■ **Requirements**
Would you repeat the listing exactly but omit every picture?

·····

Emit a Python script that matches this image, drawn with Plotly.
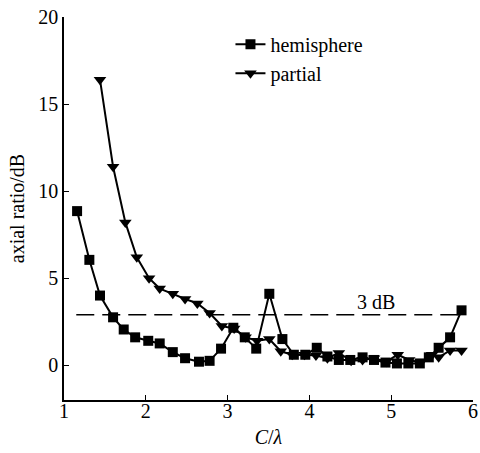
import plotly.graph_objects as go

# ── Dados ──────────────────────────────────────────────────────────────────────
hemi_x = [1.16, 1.31, 1.44, 1.60, 1.73, 1.87, 2.03, 2.17, 2.33, 2.48, 2.65, 2.78,
          2.92, 3.07, 3.21, 3.35, 3.51, 3.67, 3.81, 3.95, 4.09, 4.22, 4.36, 4.50,
          4.65, 4.79, 4.93, 5.07, 5.21, 5.35, 5.46, 5.58, 5.72, 5.86]
hemi_y = [8.85, 6.05, 4.0, 2.75, 2.05, 1.6, 1.4, 1.25, 0.75, 0.4, 0.2, 0.25,
          0.95, 2.15, 1.6, 0.95, 4.1, 1.5, 0.6, 0.6, 1.0, 0.5, 0.3, 0.3,
          0.45, 0.3, 0.15, 0.1, 0.1, 0.1, 0.45, 1.0, 1.6, 3.15]

part_x = [1.44, 1.60, 1.75, 1.89, 2.04, 2.17, 2.33, 2.48, 2.63, 2.78, 2.93, 3.08,
          3.22, 3.36, 3.51, 3.65, 3.79, 3.94, 4.08, 4.22, 4.36, 4.51, 4.65, 4.79,
          4.94, 5.08, 5.22, 5.36, 5.50, 5.58, 5.72, 5.86]
part_y = [16.4, 11.4, 8.2, 6.2, 5.0, 4.4, 4.1, 3.8, 3.55, 3.0, 2.25, 2.1,
          1.6, 1.4, 1.5, 0.8, 0.6, 0.6, 0.55, 0.4, 0.7, 0.25, 0.3, 0.4,
          0.2, 0.6, 0.3, 0.15, 0.6, 0.45, 0.85, 0.85]

ref_x = [1.15, 5.85]
ref_y = [2.9, 2.9]

FONT = "Liberation Serif, Times New Roman, Times, serif"
FS = 20

fig = go.Figure()
fig.add_trace(go.Scatter(
    x=ref_x, y=ref_y, mode="lines", showlegend=False,
    line=dict(color="black", width=1.5, dash="18px,8px"),
))
fig.add_trace(go.Scatter(
    x=hemi_x, y=hemi_y, mode="lines+markers", name="hemisphere",
    line=dict(color="black", width=2),
    marker=dict(symbol="square", size=10, color="black"),
))
fig.add_trace(go.Scatter(
    x=part_x, y=part_y, mode="lines+markers", name="partial",
    line=dict(color="black", width=2),
    marker=dict(symbol="triangle-down", size=11, color="black"),
))

fig.add_annotation(x=4.82, y=2.9, text="3 dB", showarrow=False,
                   yanchor="bottom", yshift=0, font=dict(size=FS, family=FONT, color="black"))

axis_common = dict(
    showline=True, linecolor="black", linewidth=1.5, mirror=False,
    ticks="inside", ticklen=5, tickcolor="black", showgrid=False, zeroline=False,
    tickfont=dict(size=FS, family=FONT, color="black"),
    ticklabeloverflow="allow", automargin=False,
)
fig.update_xaxes(range=[1, 6.0001], tickvals=[1, 2, 3, 4, 5, 6],
                 ticklabelstandoff=-8,
                 title=dict(text="<i>C</i>/<i>λ</i>", font=dict(size=FS, family=FONT, color="black"),
                            standoff=9),
                 **axis_common)
fig.update_yaxes(range=[-2, 20], tickvals=[0, 5, 10, 15, 20],
                 title=dict(text="axial ratio/dB", font=dict(size=FS, family=FONT, color="black"),
                            standoff=8),
                 **axis_common)

fig.update_layout(
    width=480, height=453,
    margin=dict(l=64, r=7, t=17, b=53),
    plot_bgcolor="white", paper_bgcolor="white",
    legend=dict(x=0.407, y=0.98, xanchor="left", yanchor="top",
                font=dict(size=FS, family=FONT, color="black"),
                bgcolor="rgba(0,0,0,0)", itemwidth=30, tracegroupgap=0),
)

# tira a margem padrão do body para a figura ocupar a janela inteira
fig.write_html("out.html", config={"displayModeBar": False},
               post_script="document.body.style.margin='0';document.body.style.overflow='hidden';")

·····

■ **Exercise answer**
Emit a Python script that matches this image, drawn with Plotly.
import plotly.graph_objects as go

# ── Dados ──────────────────────────────────────────────────────────────────────
hemi_x = [1.16, 1.31, 1.44, 1.60, 1.73, 1.87, 2.03, 2.17, 2.33, 2.48, 2.65, 2.78,
          2.92, 3.07, 3.21, 3.35, 3.51, 3.67, 3.81, 3.95, 4.09, 4.22, 4.36, 4.50,
          4.65, 4.79, 4.93, 5.07, 5.21, 5.35, 5.46, 5.58, 5.72, 5.86]
hemi_y = [8.85, 6.05, 4.0, 2.75, 2.05, 1.6, 1.4, 1.25, 0.75, 0.4, 0.2, 0.25,
          0.95, 2.15, 1.6, 0.95, 4.1, 1.5, 0.6, 0.6, 1.0, 0.5, 0.3, 0.3,
          0.45, 0.3, 0.15, 0.1, 0.1, 0.1, 0.45, 1.0, 1.6, 3.15]

part_x = [1.44, 1.60, 1.75, 1.89, 2.04, 2.17, 2.33, 2.48, 2.63, 2.78, 2.93, 3.08,
          3.22, 3.36, 3.51, 3.65, 3.79, 3.94, 4.08, 4.22, 4.36, 4.51, 4.65, 4.79,
          4.94, 5.08, 5.22, 5.36, 5.50, 5.58, 5.72, 5.86]
part_y = [16.4, 11.4, 8.2, 6.2, 5.0, 4.4, 4.1, 3.8, 3.55, 3.0, 2.25, 2.1,
          1.6, 1.4, 1.5, 0.8, 0.6, 0.6, 0.55, 0.4, 0.7, 0.25, 0.3, 0.4,
          0.2, 0.6, 0.3, 0.15, 0.6, 0.45, 0.85, 0.85]

ref_x = [1.15, 5.85]
ref_y = [2.9, 2.9]

FONT = "Liberation Serif, Times New Roman, Times, serif"
FS = 20

fig = go.Figure()
fig.add_trace(go.Scatter(
    x=ref_x, y=ref_y, mode="lines", showlegend=False,
    line=dict(color="black", width=1.5, dash="18px,8px"),
))
fig.add_trace(go.Scatter(
    x=hemi_x, y=hemi_y, mode="lines+markers", name="hemisphere",
    line=dict(color="black", width=2),
    marker=dict(symbol="square", size=10, color="black"),
))
fig.add_trace(go.Scatter(
    x=part_x, y=part_y, mode="lines+markers", name="partial",
    line=dict(color="black", width=2),
    marker=dict(symbol="triangle-down", size=11, color="black"),
))

fig.add_annotation(x=4.82, y=2.9, text="3 dB", showarrow=False,
                   yanchor="bottom", yshift=0, font=dict(size=FS, family=FONT, color="black"))

axis_common = dict(
    showline=True, linecolor="black", linewidth=1.5, mirror=False,
    ticks="inside", ticklen=5, tickcolor="black", showgrid=False, zeroline=False,
    tickfont=dict(size=FS, family=FONT, color="black"),
    ticklabeloverflow="allow", automargin=False,
)
fig.update_xaxes(range=[1, 6.0001], tickvals=[1, 2, 3, 4, 5, 6],
                 ticklabelstandoff=-8,
                 title=dict(text="<i>C</i>/<i>λ</i>", font=dict(size=FS, family=FONT, color="black"),
                            standoff=9),
                 **axis_common)
fig.update_yaxes(range=[-2, 20], tickvals=[0, 5, 10, 15, 20],
                 title=dict(text="axial ratio/dB", font=dict(size=FS, family=FONT, color="black"),
                            standoff=8),
                 **axis_common)

fig.update_layout(
    width=480, height=453,
    margin=dict(l=64, r=7, t=17, b=53),
    plot_bgcolor="white", paper_bgcolor="white",
    legend=dict(x=0.407, y=0.98, xanchor="left", yanchor="top",
                font=dict(size=FS, family=FONT, color="black"),
                bgcolor="rgba(0,0,0,0)", itemwidth=30, tracegroupgap=0),
)

# tira a margem padrão do body para a figura ocupar a janela inteira
fig.write_html("out.html", config={"displayModeBar": False},
               post_script="document.body.style.margin='0';document.body.style.overflow='hidden';")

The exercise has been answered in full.